begin

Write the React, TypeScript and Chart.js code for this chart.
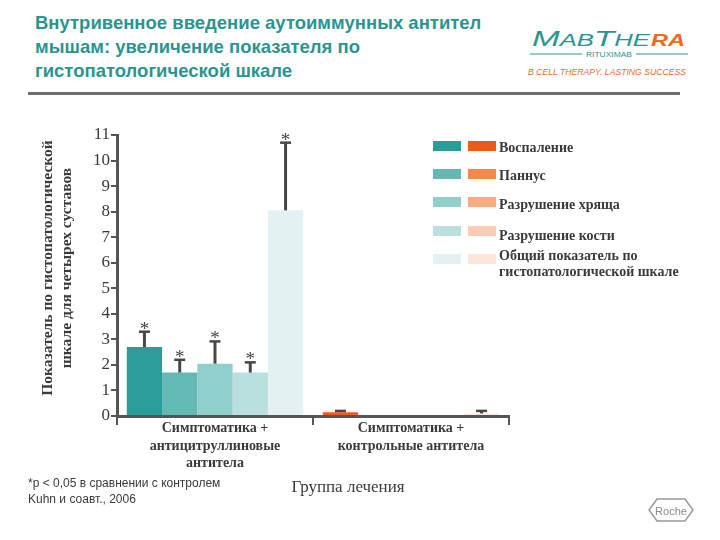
import React, { useEffect, useRef } from "react";
import { Chart, registerables } from "chart.js";

Chart.register(...registerables);

// ---------- data ----------
const categories: string[][] = [
  ["Симптоматика +", "антицитруллиновые", "антитела"],
  ["Симптоматика +", "контрольные антитела"],
];
const seriesNames = [
  "Воспаление",
  "Паннус",
  "Разрушение хряща",
  "Разрушение кости",
  "Общий показатель по гистопатологической шкале",
];
const legendLines: string[][] = [
  ["Воспаление"],
  ["Паннус"],
  ["Разрушение хряща"],
  ["Разрушение кости"],
  ["Общий показатель по", "гистопатологической шкале"],
];
const inflammation = [2.7, 0.15];
const pannus = [1.7, 0];
const cartilage = [2.05, 0];
const bone = [1.7, 0];
const total = [8.05, 0.1];
const inflammationErr: (number | null)[] = [3.3, 0.2];
const pannusErr: (number | null)[] = [2.2, null];
const cartilageErr: (number | null)[] = [2.92, null];
const boneErr: (number | null)[] = [2.1, null];
const totalErr: (number | null)[] = [10.7, 0.2];
const significant = [true, false];
const yMin = 0;
const yMax = 11;
const yStep = 1;

const seriesValues = [inflammation, pannus, cartilage, bone, total];
const seriesErrors = [inflammationErr, pannusErr, cartilageErr, boneErr, totalErr];

const tealColors = ["#2a9d98", "#64b9b5", "#90cfcc", "#b9e0de", "#e3f1f3"];
const orangeColors = ["#f15a14", "#f5894a", "#f9ab82", "#fccdb3", "#fde7dd"];

const SERIF = "'Liberation Serif', 'Times New Roman', serif";
const SANS = "'Liberation Sans', Arial, sans-serif";

const errorBarPlugin = {
  id: "errorBars",
  afterDatasetsDraw(chart: any) {
    const ctx = chart.ctx;
    const yScale = chart.scales.y;
    chart.data.datasets.forEach((ds: any, di: number) => {
      const meta = chart.getDatasetMeta(di);
      meta.data.forEach((bar: any, i: number) => {
        const e = seriesErrors[di][i];
        if (e == null) return;
        const x = bar.x;
        const yTop = yScale.getPixelForValue(e);
        const yBase = yScale.getPixelForValue(ds.data[i]);
        ctx.save();
        ctx.strokeStyle = "#474747";
        ctx.lineWidth = 3;
        ctx.beginPath();
        ctx.moveTo(x, yBase);
        ctx.lineTo(x, yTop);
        ctx.stroke();
        ctx.lineWidth = 2.5;
        ctx.beginPath();
        ctx.moveTo(x - 5.5, yTop);
        ctx.lineTo(x + 5.5, yTop);
        ctx.stroke();
        if (significant[i]) {
          ctx.fillStyle = "#444";
          ctx.font = `19px ${SERIF}`;
          ctx.textAlign = "center";
          ctx.textBaseline = "alphabetic";
          ctx.fillText("*", x, yTop + 3);
        }
        ctx.restore();
      });
    });
  },
};

function BarChart() {
  const ref = useRef<HTMLCanvasElement | null>(null);
  useEffect(() => {
    if (!ref.current) return;
    const chart = new Chart(ref.current, {
      type: "bar",
      data: {
        labels: categories,
        datasets: seriesNames.map((name, i) => ({
          label: name,
          data: seriesValues[i],
          backgroundColor: [tealColors[i], orangeColors[i]],
          borderWidth: 0,
          barPercentage: 1,
          categoryPercentage: 0.9,
        })),
      },
      options: {
        responsive: false,
        animation: false,
        devicePixelRatio: 1,
        layout: { padding: { top: 135, right: 211, left: 0, bottom: 0 } },
        plugins: { legend: { display: false }, tooltip: { enabled: false } },
        scales: {
          x: {
            offset: true,
            grid: {
              display: true,
              drawOnChartArea: false,
              drawTicks: true,
              tickLength: 9,
              color: "#555",
              lineWidth: 2,
              offset: true,
            },
            border: { display: true, color: "#555", width: 3 },
            ticks: {
              font: { family: SERIF, size: 14, weight: "bold", lineHeight: 1.25 },
              color: "#3a3a3a",
              padding: -5,
              maxRotation: 0,
              autoSkip: false,
            },
            afterFit: (s: any) => {
              s.height = 124;
            },
          },
          y: {
            min: yMin,
            max: yMax,
            ticks: {
              stepSize: yStep,
              font: { family: SERIF, size: 17 },
              color: "#3a3a3a",
              padding: 1,
            },
            grid: {
              display: true,
              drawOnChartArea: false,
              drawTicks: true,
              tickLength: 6,
              color: "#555",
              lineWidth: 2,
            },
            border: { display: true, color: "#555", width: 3 },
            afterFit: (s: any) => {
              s.width = 117;
            },
          },
        },
      } as any,
      plugins: [errorBarPlugin],
    });
    return () => chart.destroy();
  }, []);
  return (
    <canvas
      ref={ref}
      width={720}
      height={540}
      style={{ position: "absolute", left: 0, top: 0, width: 720, height: 540 }}
    />
  );
}

export default function App() {
  return (
    <div
      style={{
        position: "fixed",
        left: 0,
        top: 0,
        width: 720,
        height: 540,
        background: "#ffffff",
        overflow: "hidden",
      }}
    >
      {/* title */}
      <div
        style={{
          position: "absolute",
          left: 35,
          top: 11,
          fontFamily: SANS,
          fontWeight: "bold",
          fontSize: 18.5,
          lineHeight: "24px",
          color: "#2a9590",
          whiteSpace: "nowrap",
        }}
      >
        Внутривенное введение аутоиммунных антител
        <br />
        мышам: увеличение показателя по
        <br />
        гистопатологической шкале
      </div>

      {/* MabThera logo */}
      <svg
        width={200}
        height={80}
        style={{ position: "absolute", left: 520, top: 20 }}
      >
        <text
          x={12}
          y={26}
          fontFamily={SANS}
          fontSize={22}
          fill="#2a9590"
          textLength={118}
          lengthAdjust="spacingAndGlyphs"
          fontStyle="italic"
        >
          M<tspan fontSize={17}>AB</tspan>T<tspan fontSize={17}>HE</tspan>
        </text>
        <text
          x={131}
          y={26}
          fontFamily={SANS}
          fontSize={17}
          fill="#f06a1e"
          fontStyle="italic"
          fontWeight="bold"
          textLength={34}
          lengthAdjust="spacingAndGlyphs"
        >
          RA
        </text>
        <line x1={10} y1={34} x2={62} y2={34} stroke="#2a9590" strokeWidth={1.2} />
        <line x1={116} y1={34} x2={168} y2={34} stroke="#2a9590" strokeWidth={1.2} />
        <text
          x={89}
          y={37}
          fontFamily={SANS}
          fontSize={7}
          fill="#2a9590"
          textAnchor="middle"
          textLength={46}
          lengthAdjust="spacingAndGlyphs"
        >
          RITUXIMAB
        </text>
        <text
          x={8}
          y={55}
          fontFamily={SANS}
          fontSize={9}
          fill="#f06a1e"
          fontStyle="italic"
          textLength={158}
          lengthAdjust="spacingAndGlyphs"
        >
          B CELL THERAPY. LASTING SUCCESS
        </text>
      </svg>

      {/* rule under title */}
      <div
        style={{
          position: "absolute",
          left: 28,
          top: 92,
          width: 652,
          height: 3,
          background: "#6e6e6e",
        }}
      />

      <BarChart />

      {/* y axis title */}
      <div
        style={{
          position: "absolute",
          left: 57 - 170,
          top: 268 - 20,
          width: 340,
          height: 40,
          transform: "rotate(-90deg)",
          textAlign: "center",
          fontFamily: SERIF,
          fontWeight: "bold",
          fontSize: 15.5,
          lineHeight: "19px",
          color: "#3a3a3a",
          whiteSpace: "nowrap",
        }}
      >
        Показатель по гистопатологической
        <br />
        шкале для четырех суставов
      </div>

      {/* x axis title */}
      <div
        style={{
          position: "absolute",
          left: 248,
          top: 477,
          width: 200,
          textAlign: "center",
          fontFamily: SERIF,
          fontSize: 17,
          lineHeight: "20px",
          color: "#3a3a3a",
        }}
      >
        Группа лечения
      </div>

      {/* legend */}
      {legendLines.map((lines, i) => {
        const swY = [146, 174, 202, 231, 259][i];
        const lblTop = [140, 168, 197, 228, 248][i];
        return (
          <React.Fragment key={i}>
            <div
              style={{
                position: "absolute",
                left: 433,
                top: swY - 5,
                width: 28,
                height: 10,
                background: tealColors[i],
              }}
            />
            <div
              style={{
                position: "absolute",
                left: 468,
                top: swY - 5,
                width: 28,
                height: 10,
                background: orangeColors[i],
              }}
            />
            <div
              style={{
                position: "absolute",
                left: 499,
                top: lblTop,
                fontFamily: SERIF,
                fontWeight: "bold",
                fontSize: 14,
                lineHeight: "16px",
                color: "#3a3a3a",
                whiteSpace: "nowrap",
              }}
            >
              {lines.map((l, k) => (
                <div key={k}>{l}</div>
              ))}
            </div>
          </React.Fragment>
        );
      })}

      {/* footnote */}
      <div
        style={{
          position: "absolute",
          left: 28,
          top: 475,
          fontFamily: SANS,
          fontSize: 12,
          lineHeight: "16px",
          color: "#3a3a3a",
          whiteSpace: "nowrap",
        }}
      >
        *p &lt; 0,05 в сравнении с контролем
        <br />
        Kuhn и соавт., 2006
      </div>

      {/* Roche logo */}
      <svg width={50} height={26} style={{ position: "absolute", left: 646, top: 497 }}>
        <polygon
          points="3,13 11,2 39,2 47,13 39,24 11,24"
          fill="none"
          stroke="#9a9a9a"
          strokeWidth={1.5}
        />
        <text
          x={25}
          y={17.5}
          fontFamily={SANS}
          fontSize={11}
          fill="#8a8a8a"
          textAnchor="middle"
        >
          Roche
        </text>
      </svg>
    </div>
  );
}
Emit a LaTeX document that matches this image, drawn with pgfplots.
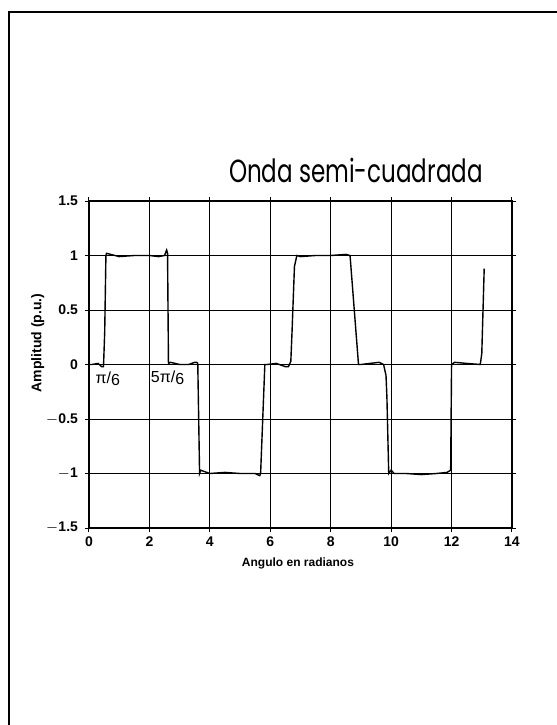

end

__GOAL__.
Reproduce only the lines from the beginning of the data through the line that contains "Chart.register(...registerables);", both included, and please drop the pictures.

__CORRECT RESULT__.
Write the React, TypeScript and Chart.js code for this chart.
import React, { useEffect, useRef } from "react";
import { Chart, registerables } from "chart.js";

Chart.register(...registerables);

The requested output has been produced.